When we knew a guest was planning to have  a tasting menu--or if the guest was a reviewer who had no choice but to eat whatever we served --the table was set simply, with a classic mis-en-place and a champagne flute.  Old school joints like Chasens began with an empty table, the waiter taking a cocktail or champagne order and serving up that order with oysters or their famous seafood platter and afterwards setting up the appropriate mis-en-place.  But by the time Spago Beverly Hills opened, times had changed. In the new era, even VIPs wanted bread right away, and Spago obliged serving an array of wonderful house baked breads like crispy Lavash, as well as olive, walnut, and sourdough from Nancy Silverton’s La Brea Bakery.  Spago couldn’t make everything in house, but if they went outside, they went for the best.  This also made sense as Nancy and her husband/partner, Mark Peel had both apprenticed at Spago in the 1980s.
So now the guest is seated, so let’s get started.  A true tasting menu always begins with champagne.  Cocktails at the table are bad-form.  Having a Negroni lingering on the sidelines like some vagrant on a piazza in Florence is absurd, but a wise waiter carefully navigates these waters.  You don’t want the guest juggling his cocktail, and Billecart-Salmon with his amuse bouche (its purpose to amuse the senses), miso cone with ahi tuna tartare.  The wise waiter proffers champagne with a small introduction.  “We are happy to offer a world renowned cuvee Bille-Cart Salmon Brut Rose,” making the 3 oz. pour in one pass. 

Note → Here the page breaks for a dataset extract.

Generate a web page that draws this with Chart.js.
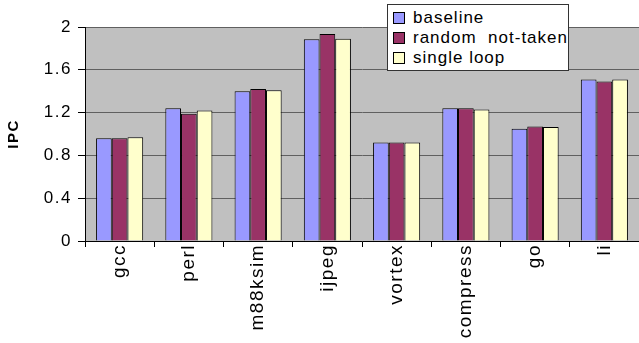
<!DOCTYPE html>
<html>
<head>
<meta charset="utf-8">
<script src="https://cdn.jsdelivr.net/npm/chart.js@4/dist/chart.umd.min.js"></script>
<style>
  html, body { margin: 0; padding: 0; background: #fff; }
  #wrap { position: relative; width: 639px; height: 343px; }
  #legend {
    position: absolute; left: 387px; top: 4px; width: 182px; height: 67px;
    background: #fff; border: 1px solid #333; box-sizing: border-box;
    font-family: "Liberation Sans", Arial, sans-serif; font-size: 17px;
    letter-spacing: 1px; color: #000; padding: 3px 0 0 5px;
  }
  #legend div { height: 20px; line-height: 20px; white-space: pre; }
  #legend span.box {
    display: inline-block; width: 10px; height: 10px; border: 1px solid #000;
    margin-right: 8px; vertical-align: -1px;
  }
</style>
</head>
<body>
<div id="wrap">
  <canvas id="grafico" width="639" height="343"></canvas>
  <div id="legend"></div>
</div>
<script>
// dados
const categorias = ['gcc', 'perl', 'm88ksim', 'ijpeg', 'vortex', 'compress', 'go', 'li'];
const baseline = [0.96, 1.24, 1.40, 1.885, 0.92, 1.24, 1.05, 1.51];
const randomNotTaken = [0.96, 1.19, 1.42, 1.935, 0.92, 1.24, 1.07, 1.49];
const singleLoop = [0.97, 1.22, 1.41, 1.89, 0.92, 1.23, 1.065, 1.51];
const nomesSeries = ['baseline', 'random  not-taken', 'single loop'];
const coresSeries = ['#9999ff', '#993366', '#ffffcc'];

// fundo cinza da área do gráfico + espaçamento do texto (fonte do Excel é mais larga)
const fundoPlot = {
    id: 'fundoPlot',
    beforeUpdate(chart) { chart.ctx.letterSpacing = '1.5px'; },
    beforeDraw(chart) {
        const { ctx, chartArea: a } = chart;
        ctx.letterSpacing = '1.5px';
        ctx.save();
        ctx.fillStyle = '#c0c0c0';
        ctx.fillRect(a.left, a.top, a.right - a.left, a.bottom - a.top);
        ctx.restore();
    }
};

const series = [baseline, randomNotTaken, singleLoop];

new Chart(document.getElementById('grafico').getContext('2d'), {
    type: 'bar',
    data: {
        labels: categorias,
        datasets: series.map((d, i) => ({
            label: nomesSeries[i],
            data: d,
            backgroundColor: coresSeries[i],
            borderColor: '#000',
            borderWidth: 1,
            borderSkipped: 'bottom',
            categoryPercentage: 0.68,
            barPercentage: 1.0
        }))
    },
    options: {
        responsive: false,
        animation: false,
        layout: { padding: { top: 27, right: 0, left: 0, bottom: 0 } },
        plugins: { legend: { display: false }, tooltip: { enabled: false } },
        scales: {
            x: {
                afterFit: s => { s.height = 102; },
                grid: { drawOnChartArea: false, drawTicks: true, tickLength: 6, color: '#000', offset: true },
                border: { color: '#000', width: 1 },
                ticks: {
                    minRotation: 90, maxRotation: 90, padding: -3, color: '#000',
                    font: { family: '"Liberation Sans", Arial, sans-serif', size: 19 }
                }
            },
            y: {
                min: 0, max: 2,
                afterFit: s => { s.width = 85; },
                grid: { color: '#606060', tickColor: '#000', tickLength: 7 },
                border: { color: '#000', width: 1 },
                ticks: {
                    stepSize: 0.4, padding: 6, color: '#000',
                    callback: v => String(Math.round(v * 10) / 10),
                    font: { family: '"Liberation Sans", Arial, sans-serif', size: 17 }
                },
                title: {
                    display: true, text: 'IPC', color: '#000', padding: { top: 5, bottom: 0 },
                    font: { family: '"Liberation Sans", Arial, sans-serif', size: 15, weight: 'bold' }
                }
            }
        }
    },
    plugins: [fundoPlot]
});

// legenda em HTML sobre o gráfico
const leg = document.getElementById('legend');
nomesSeries.forEach((nome, i) => {
    const div = document.createElement('div');
    div.innerHTML = `<span class="box" style="background:${coresSeries[i]}"></span>${nome}`;
    leg.appendChild(div);
});
</script>
</body>
</html>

            The fine waiter pours the Billecart-Salmon and the iridescent bubbles that race to the top, dare him to twist the bottle back just before overflowing.  If all goes well, the table will be aglow with an effervescence that beckons the diner to a higher state of consciousness.  Something truly wonderful is about to reveal itself.  If the stars have led us towards a fusion of cultures, the sesame miso cone with Ahi tartare will manifest itself, or perhaps the strong pull of traditional European cuisine will be desired, and then the amuse bouche might be a potato gallette with crème fraiche, smoked sturgeon and black osetra caviar.  Either way, the champagne and crunch transport the diner into an astral plane; he is rising and flying, like a honeybee racing, towards the warmth of the sun.